I never, ever, expected myself to think that it is a gift to be human. I have always had a disdain for the human race, if I may be honest. I was not proud to be human. But these recent years have allowed me to experience how incredible the human race can be, if only we focus on the things that truly matter.

I think real change starts within. It is always easy to point fingers at what is wrong with systems but are we even willing to take that step to change ourselves? If we don’t even want to try a little harder to be kinder, eat better, live healthier, have more compassion for the less fortunate, then what right do we have to point fingers up above?

I would like to believe that now, when people come into my path, they may feel a little different, because I think they would see the light I have perpetually shining in my eyes. How happy I am just to be.

You know people used to ask me, “how are you”, and I wouldn’t know how to reply without being impolite. These days, people ask me “how are you”, and I reply back with “great” – and I mean it every single time.
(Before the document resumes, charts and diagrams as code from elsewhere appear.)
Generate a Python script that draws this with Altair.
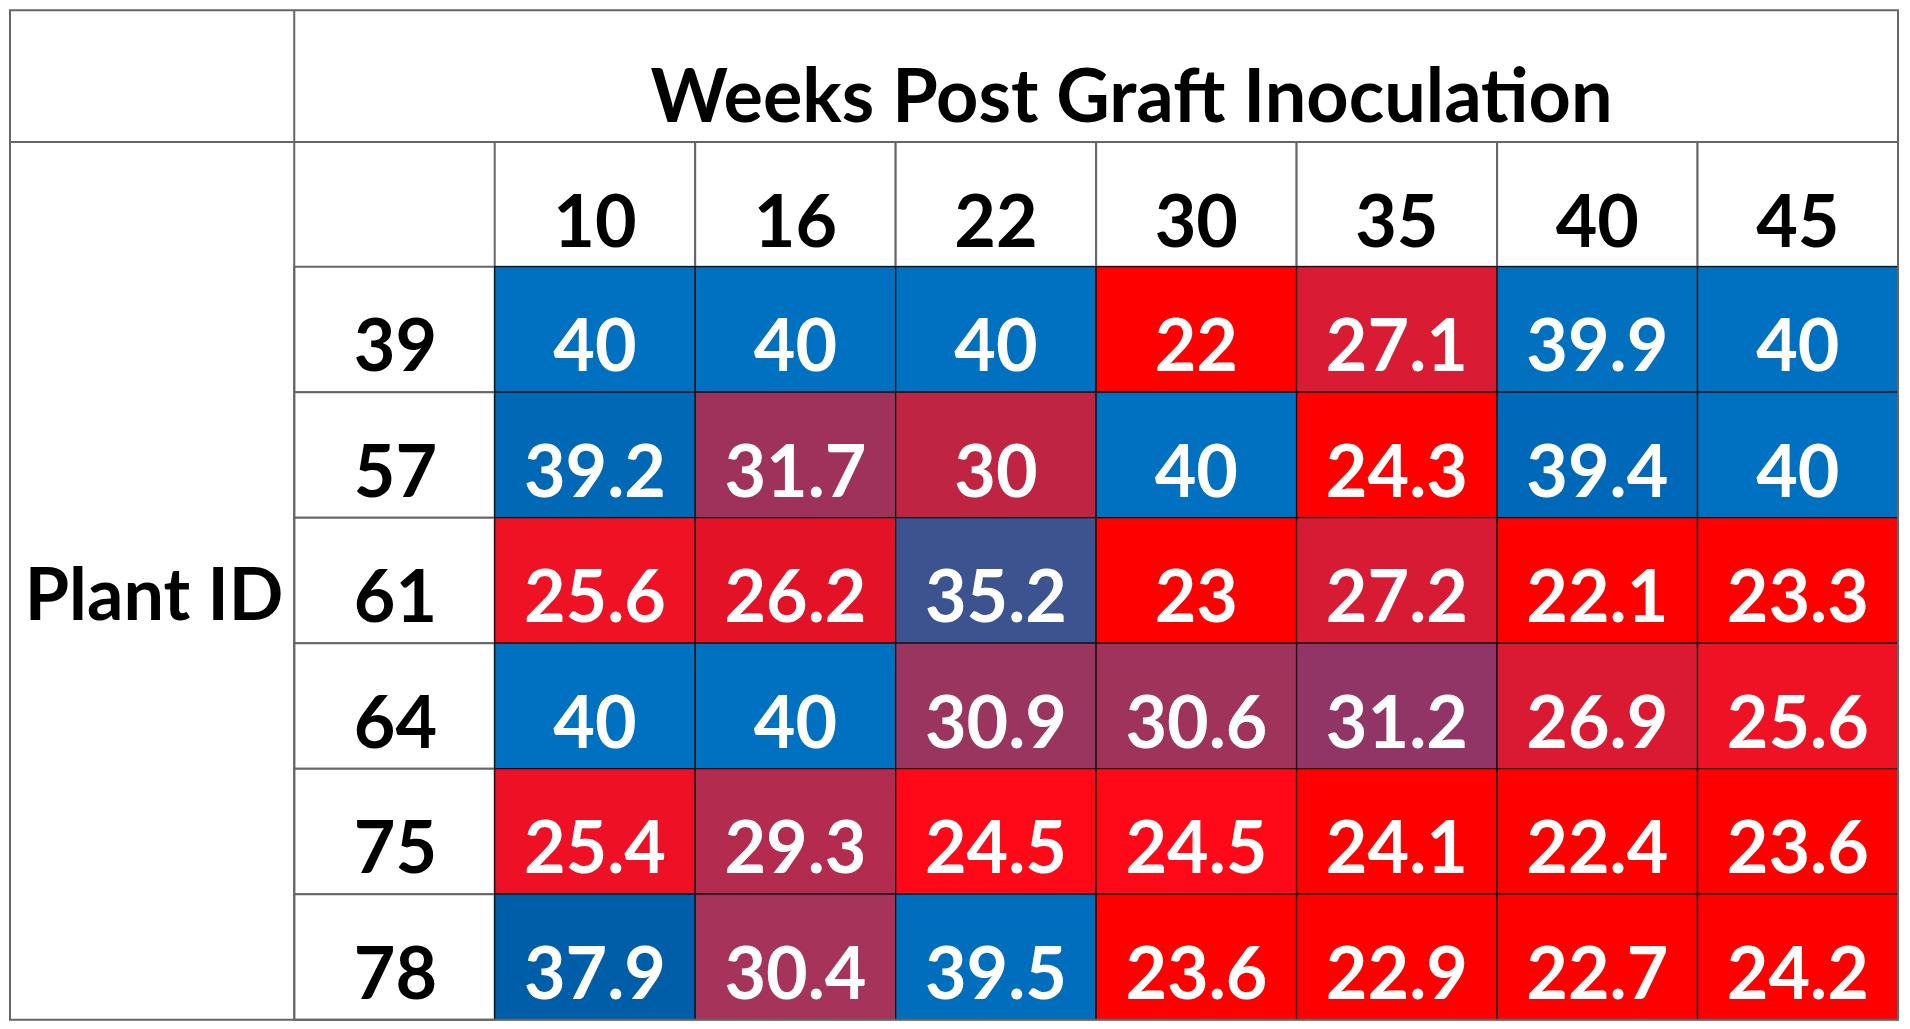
import altair as alt
import pandas as pd

weeks = ["10", "16", "22", "30", "35", "40", "45"]
plants = ["39", "57", "61", "64", "75", "78"]
p39 = [40, 40, 40, 22, 27.1, 39.9, 40]
p57 = [39.2, 31.7, 30, 40, 24.3, 39.4, 40]
p61 = [25.6, 26.2, 35.2, 23, 27.2, 22.1, 23.3]
p64 = [40, 40, 30.9, 30.6, 31.2, 26.9, 25.6]
p75 = [25.4, 29.3, 24.5, 24.5, 24.1, 22.4, 23.6]
p78 = [37.9, 30.4, 39.5, 23.6, 22.9, 22.7, 24.2]
rows = [p39, p57, p61, p64, p75, p78]

color_domain = [22, 24.3, 24.5, 25.4, 25.6, 26.2, 26.9, 27.2, 29.3, 30, 30.4, 30.6,
                30.9, 31.2, 31.7, 35.2, 37.9, 39.2, 39.4, 39.5, 40]
color_range = ["#FF0000", "#FF0000", "#FF0818", "#EE1025", "#EF1124", "#E41226", "#DA1A33",
               "#D81B35", "#B42B50", "#C02443", "#A6345A", "#A0335A", "#9A3560", "#913566",
               "#9E325A", "#3C5390", "#005EA8", "#0068B5", "#0068B8", "#006EBD", "#0070C0"]

records = []
for plant, vals in zip(plants, rows):
    for wk, v in zip(weeks, vals):
        records.append({"Plant": plant, "Week": wk, "Value": v, "Label": f"{v:g}"})
df = pd.DataFrame(records)
wk_df = pd.DataFrame({"Week": weeks})
pl_df = pd.DataFrame({"Plant": plants})
one = pd.DataFrame({"k": [0]})

W, H = 1407, 755
FONT = "Lato"
FS = 72
GRAY = "#666666"

x_enc = alt.X(
    "Week:O", sort=weeks,
    scale=alt.Scale(paddingInner=0, paddingOuter=0),
    axis=alt.Axis(
        orient="top", labelAngle=0, labelPadding=20, labelBaseline="alphabetic",
        title="Weeks Post Graft Inoculation", titleX=638, titleY=-146,
        titleAlign="center", titleBaseline="alphabetic", titleAngle=0,
        titleFontSize=74,
    ),
)
y_enc = alt.Y(
    "Plant:O", sort=plants,
    scale=alt.Scale(paddingInner=0, paddingOuter=0),
    axis=alt.Axis(
        orient="left", labelAlign="center", labelPadding=100, labelBaseline="alphabetic",
        labelOffset=42, title="Plant ID", titleAngle=0, titleX=-342, titleY=354,
        titleAlign="center", titleBaseline="alphabetic",
    ),
)

header_cells = alt.Chart(wk_df).mark_rect(fill="white", stroke=GRAY, strokeWidth=2).encode(
    x=x_enc, y=alt.value(-125), y2=alt.value(0)
)
id_cells = alt.Chart(pl_df).mark_rect(fill="white", stroke=GRAY, strokeWidth=2).encode(
    y=y_enc, x=alt.value(-201), x2=alt.value(0)
)
cells = alt.Chart(df).mark_rect(stroke="#111111", strokeWidth=1.3).encode(
    x=x_enc, y=y_enc,
    color=alt.Color("Value:Q", scale=alt.Scale(domain=color_domain, range=color_range,
                                               interpolate="rgb"), legend=None),
)
texts = alt.Chart(df).mark_text(
    font=FONT, fontSize=FS, fontWeight="bold", color="white", baseline="alphabetic", dy=42
).encode(x=x_enc, y=y_enc, text="Label:N")

vline = alt.Chart(one).mark_rule(color=GRAY, strokeWidth=2).encode(
    x=alt.value(-201), y=alt.value(-257), y2=alt.value(H)
)
hline = alt.Chart(one).mark_rule(color=GRAY, strokeWidth=2).encode(
    x=alt.value(-486), x2=alt.value(W), y=alt.value(-125)
)
frame = alt.Chart(one).mark_rect(fill="white", fillOpacity=0, stroke=GRAY, strokeWidth=2).encode(
    x=alt.value(-486), x2=alt.value(W), y=alt.value(-257), y2=alt.value(H)
)

chart = alt.layer(header_cells, id_cells, cells, texts, vline, hline, frame).properties(
    width=W, height=H,
    padding={"left": 488, "top": 258, "right": 4, "bottom": 4},
    autosize=alt.AutoSizeParams(type="none"),
    background="white",
).configure_view(stroke=None).configure_axis(
    domain=False, ticks=False, tickSize=0, grid=False,
    labelFont=FONT, labelFontSize=FS, labelFontWeight="bold", labelColor="black",
    titleFont=FONT, titleFontSize=FS, titleFontWeight="bold", titleColor="black",
    labelLimit=400, titleLimit=1400,
)

chart.save("out.html", embed_options={"renderer": "svg", "actions": False})
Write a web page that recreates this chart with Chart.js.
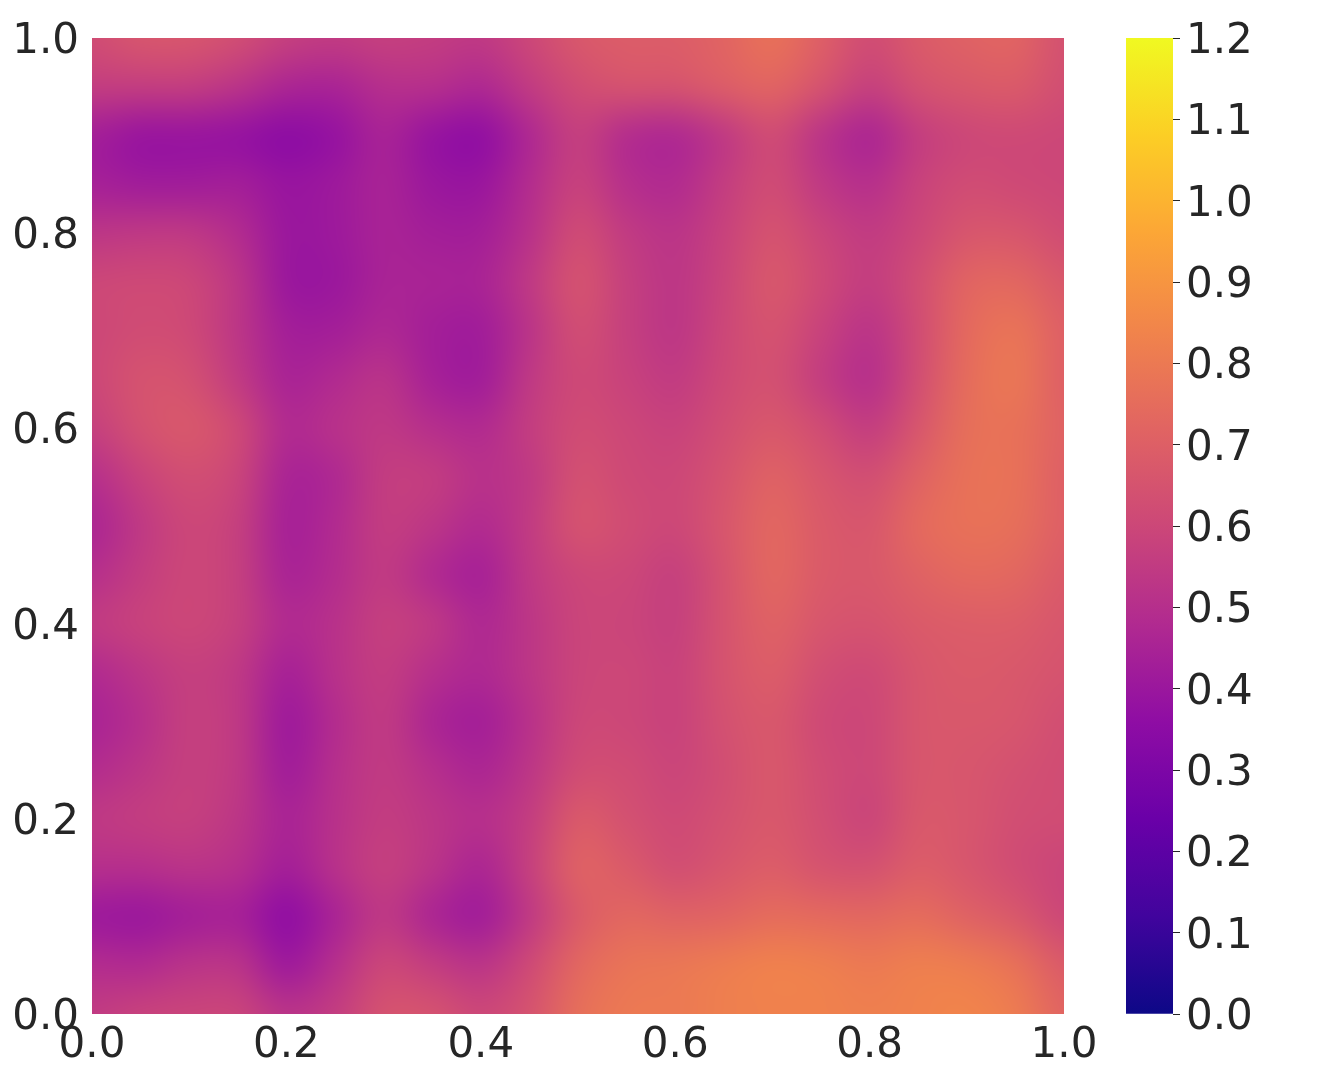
<!DOCTYPE html>
<html>
<head>
<meta charset="utf-8">
<title>Heatmap</title>
<script src="https://cdn.jsdelivr.net/npm/chart.js@4"></script>
<style>
html, body { margin: 0; padding: 0; background: #fff; }
#heat { position: absolute; left: 0; top: 0; }
#bar { position: absolute; left: 1100px; top: 0; }
</style>
</head>
<body>
<canvas id="heat" width="1100" height="1066"></canvas>
<canvas id="bar" width="219" height="1066"></canvas>
<script>
const xValues = [0, .05, .1, .15, .2, .25, .3, .35, .4, .45, .5, .55, .6, .65, .7, .75, .8, .85, .9, .95, 1];
const yValues = [1, .95, .9, .85, .8, .75, .7, .65, .6, .55, .5, .45, .4, .35, .3, .25, .2, .15, .1, .05, 0];
// one row per y value, top row first
const zRows = [
    [.62, .66, .66, .63, .57, .55, .57, .56, .54, .60, .67, .69, .69, .72, .77, .70, .62, .68, .71, .72, .64],
    [.56, .56, .56, .52, .46, .45, .50, .50, .47, .55, .62, .65, .65, .69, .72, .65, .57, .64, .67, .68, .63],
    [.43, .39, .39, .38, .35, .38, .45, .385, .365, .47, .57, .49, .47, .54, .62, .52, .46, .56, .60, .61, .60],
    [.44, .42, .42, .43, .39, .41, .45, .40, .395, .49, .58, .50, .48, .56, .62, .54, .50, .58, .62, .61, .60],
    [.53, .54, .54, .49, .40, .41, .45, .43, .43, .51, .62, .55, .52, .58, .65, .59, .55, .60, .66, .66, .62],
    [.60, .61, .60, .53, .40, .40, .45, .45, .45, .54, .65, .57, .53, .59, .67, .61, .56, .63, .72, .73, .67],
    [.60, .62, .61, .53, .43, .43, .47, .43, .42, .52, .63, .57, .53, .60, .65, .58, .52, .62, .74, .78, .70],
    [.60, .65, .64, .55, .45, .48, .52, .44, .42, .54, .61, .58, .55, .61, .64, .56, .50, .63, .75, .79, .70],
    [.57, .64, .67, .61, .48, .51, .54, .50, .48, .56, .62, .60, .58, .63, .67, .62, .56, .66, .76, .77, .71],
    [.50, .58, .63, .59, .45, .47, .56, .56, .51, .54, .64, .61, .60, .65, .71, .66, .63, .71, .77, .77, .70],
    [.46, .54, .60, .57, .44, .48, .56, .53, .48, .55, .65, .62, .60, .66, .73, .68, .66, .74, .77, .76, .70],
    [.50, .56, .60, .57, .45, .49, .55, .48, .44, .54, .60, .60, .57, .65, .73, .68, .67, .71, .74, .73, .68],
    [.55, .58, .60, .57, .48, .51, .57, .54, .47, .53, .59, .59, .57, .65, .71, .66, .65, .68, .69, .69, .66],
    [.48, .53, .57, .54, .44, .51, .56, .50, .47, .53, .59, .60, .58, .65, .69, .63, .61, .66, .68, .67, .65],
    [.45, .50, .57, .54, .41, .49, .55, .46, .43, .51, .60, .60, .58, .64, .67, .61, .60, .66, .67, .66, .63],
    [.49, .53, .57, .54, .42, .50, .55, .50, .46, .53, .62, .62, .59, .63, .67, .62, .60, .66, .66, .64, .62],
    [.54, .56, .57, .53, .45, .51, .56, .53, .50, .56, .68, .64, .61, .64, .67, .63, .59, .67, .66, .63, .62],
    [.50, .50, .52, .50, .43, .51, .57, .52, .46, .57, .71, .68, .63, .66, .69, .65, .64, .69, .66, .62, .59],
    [.41, .40, .43, .44, .36, .45, .54, .46, .42, .54, .68, .73, .71, .72, .75, .74, .73, .75, .71, .67, .60],
    [.49, .48, .52, .52, .41, .50, .60, .56, .52, .61, .73, .78, .79, .81, .83, .82, .80, .82, .81, .77, .68],
    [.55, .58, .59, .59, .52, .56, .65, .65, .60, .65, .76, .80, .80, .82, .83, .83, .82, .83, .84, .81, .72]
];
const plasma = ["#0d0887", "#41049d", "#6a00a8", "#8f0da4", "#b12a90", "#cc4778", "#e16462", "#f1844b", "#fca636", "#fcce25", "#f0f921"];
const barRange = [0, 1.2];
const barTicks = [0, .1, .2, .3, .4, .5, .6, .7, .8, .9, 1, 1.1, 1.2];
const axisTicks = [0, .2, .4, .6, .8, 1];

const textColor = "#262626";
const tickFont = { family: "'DejaVu Sans'", size: 42 };
// an empty first line with this line height moves a side axis label down 4px
const sideTickFont = { family: "'DejaVu Sans'", size: 42, lineHeight: "8px" };

function hexToRgb(hex) {
    return [1, 3, 5].map(i => parseInt(hex.slice(i, i + 2), 16));
}

function plasmaColor(value) {
    const t = Math.min(Math.max(value / barRange[1], 0), 1) * (plasma.length - 1);
    const i = Math.min(Math.floor(t), plasma.length - 2);
    const a = hexToRgb(plasma[i]);
    const b = hexToRgb(plasma[i + 1]);
    const mix = a.map((c, k) => Math.round(c + (b[k] - c) * (t - i)));
    return `rgb(${mix[0]},${mix[1]},${mix[2]})`;
}

const cells = [];
zRows.forEach((row, r) => {
    row.forEach((z, c) => cells.push({ x: xValues[c], y: yValues[r], z }));
});

// the cells are drawn as big squares by Chart.js, this paints the same cells over them smoothed
const smoothCells = {
    id: "smoothCells",
    afterDatasetsDraw(chart) {
        const { ctx, chartArea, scales } = chart;
        const small = document.createElement("canvas");
        small.width = xValues.length;
        small.height = yValues.length;
        const sctx = small.getContext("2d");
        chart.data.datasets[0].data.forEach(cell => {
            sctx.fillStyle = plasmaColor(cell.z);
            sctx.fillRect(xValues.indexOf(cell.x), yValues.indexOf(cell.y), 1, 1);
        });
        const halfX = (xValues[1] - xValues[0]) / 2;
        const halfY = (yValues[0] - yValues[1]) / 2;
        const left = scales.x.getPixelForValue(xValues[0] - halfX);
        const right = scales.x.getPixelForValue(xValues[xValues.length - 1] + halfX);
        const top = scales.y.getPixelForValue(yValues[0] + halfY);
        const bottom = scales.y.getPixelForValue(yValues[yValues.length - 1] - halfY);
        ctx.save();
        ctx.beginPath();
        ctx.rect(chartArea.left, chartArea.top, chartArea.width, chartArea.height);
        ctx.clip();
        ctx.imageSmoothingEnabled = true;
        ctx.imageSmoothingQuality = "high";
        ctx.drawImage(small, left, top, right - left, bottom - top);
        ctx.restore();
    }
};

new Chart(document.getElementById("heat").getContext("2d"), {
    type: "scatter",
    data: {
        datasets: [{
            data: cells,
            pointStyle: "rect",
            pointRadius: 36,
            borderWidth: 0,
            backgroundColor: cells.map(cell => plasmaColor(cell.z))
        }]
    },
    options: {
        responsive: false,
        animation: false,
        layout: { padding: { left: 0, top: 38, right: 36, bottom: 0 } },
        plugins: { legend: { display: false }, tooltip: { enabled: false } },
        scales: {
            x: {
                type: "linear",
                min: 0,
                max: 1,
                afterBuildTicks: scale => { scale.ticks = axisTicks.map(value => ({ value })); },
                afterFit: scale => {
                    scale.height = 52;
                    scale.paddingLeft = 0;
                    scale.paddingRight = 0;
                },
                grid: { display: false, drawTicks: false },
                border: { display: false },
                ticks: {
                    color: textColor,
                    font: tickFont,
                    padding: 7,
                    maxRotation: 0,
                    autoSkip: false,
                    callback: v => v.toFixed(1)
                }
            },
            y: {
                type: "linear",
                min: 0,
                max: 1,
                afterBuildTicks: scale => { scale.ticks = axisTicks.map(value => ({ value })); },
                afterFit: scale => { scale.width = 92; },
                grid: { display: false, drawTicks: false },
                border: { display: false },
                ticks: {
                    color: textColor,
                    font: sideTickFont,
                    padding: 13,
                    autoSkip: false,
                    callback: v => ["", v.toFixed(1)]
                }
            }
        }
    },
    plugins: [smoothCells]
});

function barGradient(context) {
    const { ctx, chartArea } = context.chart;
    if (!chartArea) return plasma[0];
    const gradient = ctx.createLinearGradient(0, chartArea.bottom, 0, chartArea.top);
    plasma.forEach((color, i) => gradient.addColorStop(i / (plasma.length - 1), color));
    return gradient;
}

new Chart(document.getElementById("bar").getContext("2d"), {
    type: "bar",
    data: {
        labels: [""],
        datasets: [{
            data: [barRange],
            backgroundColor: barGradient,
            barPercentage: 1,
            categoryPercentage: 1,
            borderWidth: 0
        }]
    },
    options: {
        responsive: false,
        animation: false,
        layout: { padding: { left: 26, top: 38, right: 0, bottom: 52 } },
        plugins: { legend: { display: false }, tooltip: { enabled: false } },
        scales: {
            x: { display: false },
            y: {
                position: "right",
                min: barRange[0],
                max: barRange[1],
                afterBuildTicks: scale => { scale.ticks = barTicks.map(value => ({ value })); },
                afterFit: scale => { scale.width = 146; },
                grid: { drawOnChartArea: false, tickLength: 7, tickColor: textColor, tickWidth: 1 },
                border: { display: false },
                ticks: {
                    color: textColor,
                    font: sideTickFont,
                    padding: 6,
                    autoSkip: false,
                    callback: v => ["", v.toFixed(1)]
                }
            }
        }
    }
});
</script>
</body>
</html>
For the first time in my life, I will admit, I am grateful to be human. And I am very grateful to be in the company of the exceptional human beings I come across.

I used to be one of those pointing fingers at broken systems without caring how broken I was myself. I blamed the system for breaking me, which to a certain extent may be true. But it is not efficient nor productive to keep on pointing fingers at broken systems. What is it I can do? That is a better question instead. They say, be the change you want and I used to roll my eyes a little when I hear that, because I would be thinking, there’s no point trying to change myself when the entire system is broken.

I was wrong. History has always been made because there were simply crazy people who believed things can change. If you start believing, even if you were delusional, one day you may just be right. If you never believed in anything, then nothing exceptional would ever happen.

They say a leopard doesn’t change its spots. My family and friends who have known me for more than three years, can attest to it that I am one of those leopards who not only changed its spots, but probably grew a technicolor coat.

I believe in miracles, because I am one.